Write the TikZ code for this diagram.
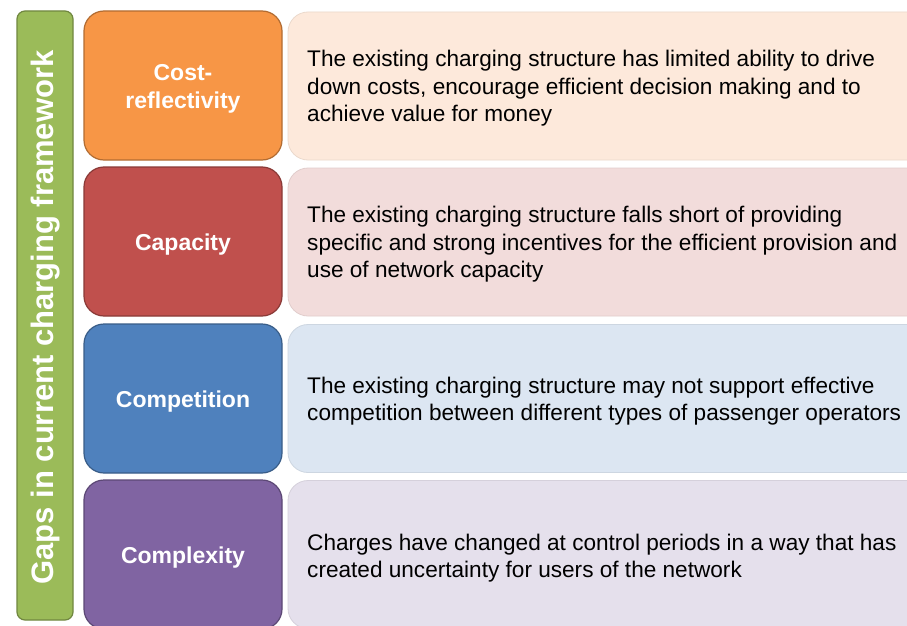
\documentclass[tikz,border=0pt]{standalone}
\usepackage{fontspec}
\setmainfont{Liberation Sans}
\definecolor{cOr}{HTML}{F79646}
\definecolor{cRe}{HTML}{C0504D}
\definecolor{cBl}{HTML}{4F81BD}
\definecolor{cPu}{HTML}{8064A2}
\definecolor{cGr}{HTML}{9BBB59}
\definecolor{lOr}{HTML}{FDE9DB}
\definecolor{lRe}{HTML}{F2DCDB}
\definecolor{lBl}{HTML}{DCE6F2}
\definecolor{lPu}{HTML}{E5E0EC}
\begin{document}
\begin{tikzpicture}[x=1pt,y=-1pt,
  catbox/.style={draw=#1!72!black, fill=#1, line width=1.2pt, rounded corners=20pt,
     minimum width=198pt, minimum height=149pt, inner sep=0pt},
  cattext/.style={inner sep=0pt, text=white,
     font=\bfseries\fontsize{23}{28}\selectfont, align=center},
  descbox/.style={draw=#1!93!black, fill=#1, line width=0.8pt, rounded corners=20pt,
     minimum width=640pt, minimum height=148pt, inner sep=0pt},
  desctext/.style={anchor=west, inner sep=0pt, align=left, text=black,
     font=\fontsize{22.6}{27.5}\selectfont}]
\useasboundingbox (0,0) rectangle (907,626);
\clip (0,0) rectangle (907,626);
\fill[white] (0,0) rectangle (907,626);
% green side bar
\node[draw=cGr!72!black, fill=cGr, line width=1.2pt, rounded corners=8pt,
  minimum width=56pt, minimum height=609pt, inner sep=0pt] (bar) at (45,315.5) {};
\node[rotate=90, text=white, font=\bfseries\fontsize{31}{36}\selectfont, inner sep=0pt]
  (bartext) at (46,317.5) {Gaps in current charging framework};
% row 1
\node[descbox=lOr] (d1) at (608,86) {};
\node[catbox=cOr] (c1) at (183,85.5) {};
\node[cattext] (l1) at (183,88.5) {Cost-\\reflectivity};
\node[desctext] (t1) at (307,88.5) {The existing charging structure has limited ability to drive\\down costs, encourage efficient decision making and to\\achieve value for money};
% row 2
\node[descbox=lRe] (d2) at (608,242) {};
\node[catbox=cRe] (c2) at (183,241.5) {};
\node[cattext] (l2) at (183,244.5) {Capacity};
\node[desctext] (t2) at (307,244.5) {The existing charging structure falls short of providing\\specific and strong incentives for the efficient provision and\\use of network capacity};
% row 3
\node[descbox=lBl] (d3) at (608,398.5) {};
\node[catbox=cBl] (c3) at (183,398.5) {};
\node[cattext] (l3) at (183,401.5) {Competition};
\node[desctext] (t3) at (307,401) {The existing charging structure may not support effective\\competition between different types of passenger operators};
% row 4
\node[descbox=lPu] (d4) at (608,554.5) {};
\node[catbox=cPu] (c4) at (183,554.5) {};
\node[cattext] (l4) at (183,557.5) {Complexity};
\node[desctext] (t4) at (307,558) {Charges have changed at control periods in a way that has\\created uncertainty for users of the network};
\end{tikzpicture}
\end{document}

*****

*Task objective*: Without including any pictures, reproduce the listing exactly.

*Correct response*:
Write the TikZ code for this diagram.
\documentclass[tikz,border=0pt]{standalone}
\usepackage{fontspec}
\setmainfont{Liberation Sans}
\definecolor{cOr}{HTML}{F79646}
\definecolor{cRe}{HTML}{C0504D}
\definecolor{cBl}{HTML}{4F81BD}
\definecolor{cPu}{HTML}{8064A2}
\definecolor{cGr}{HTML}{9BBB59}
\definecolor{lOr}{HTML}{FDE9DB}
\definecolor{lRe}{HTML}{F2DCDB}
\definecolor{lBl}{HTML}{DCE6F2}
\definecolor{lPu}{HTML}{E5E0EC}
\begin{document}
\begin{tikzpicture}[x=1pt,y=-1pt,
  catbox/.style={draw=#1!72!black, fill=#1, line width=1.2pt, rounded corners=20pt,
     minimum width=198pt, minimum height=149pt, inner sep=0pt},
  cattext/.style={inner sep=0pt, text=white,
     font=\bfseries\fontsize{23}{28}\selectfont, align=center},
  descbox/.style={draw=#1!93!black, fill=#1, line width=0.8pt, rounded corners=20pt,
     minimum width=640pt, minimum height=148pt, inner sep=0pt},
  desctext/.style={anchor=west, inner sep=0pt, align=left, text=black,
     font=\fontsize{22.6}{27.5}\selectfont}]
\useasboundingbox (0,0) rectangle (907,626);
\clip (0,0) rectangle (907,626);
\fill[white] (0,0) rectangle (907,626);
% green side bar
\node[draw=cGr!72!black, fill=cGr, line width=1.2pt, rounded corners=8pt,
  minimum width=56pt, minimum height=609pt, inner sep=0pt] (bar) at (45,315.5) {};
\node[rotate=90, text=white, font=\bfseries\fontsize{31}{36}\selectfont, inner sep=0pt]
  (bartext) at (46,317.5) {Gaps in current charging framework};
% row 1
\node[descbox=lOr] (d1) at (608,86) {};
\node[catbox=cOr] (c1) at (183,85.5) {};
\node[cattext] (l1) at (183,88.5) {Cost-\\reflectivity};
\node[desctext] (t1) at (307,88.5) {The existing charging structure has limited ability to drive\\down costs, encourage efficient decision making and to\\achieve value for money};
% row 2
\node[descbox=lRe] (d2) at (608,242) {};
\node[catbox=cRe] (c2) at (183,241.5) {};
\node[cattext] (l2) at (183,244.5) {Capacity};
\node[desctext] (t2) at (307,244.5) {The existing charging structure falls short of providing\\specific and strong incentives for the efficient provision and\\use of network capacity};
% row 3
\node[descbox=lBl] (d3) at (608,398.5) {};
\node[catbox=cBl] (c3) at (183,398.5) {};
\node[cattext] (l3) at (183,401.5) {Competition};
\node[desctext] (t3) at (307,401) {The existing charging structure may not support effective\\competition between different types of passenger operators};
% row 4
\node[descbox=lPu] (d4) at (608,554.5) {};
\node[catbox=cPu] (c4) at (183,554.5) {};
\node[cattext] (l4) at (183,557.5) {Complexity};
\node[desctext] (t4) at (307,558) {Charges have changed at control periods in a way that has\\created uncertainty for users of the network};
\end{tikzpicture}
\end{document}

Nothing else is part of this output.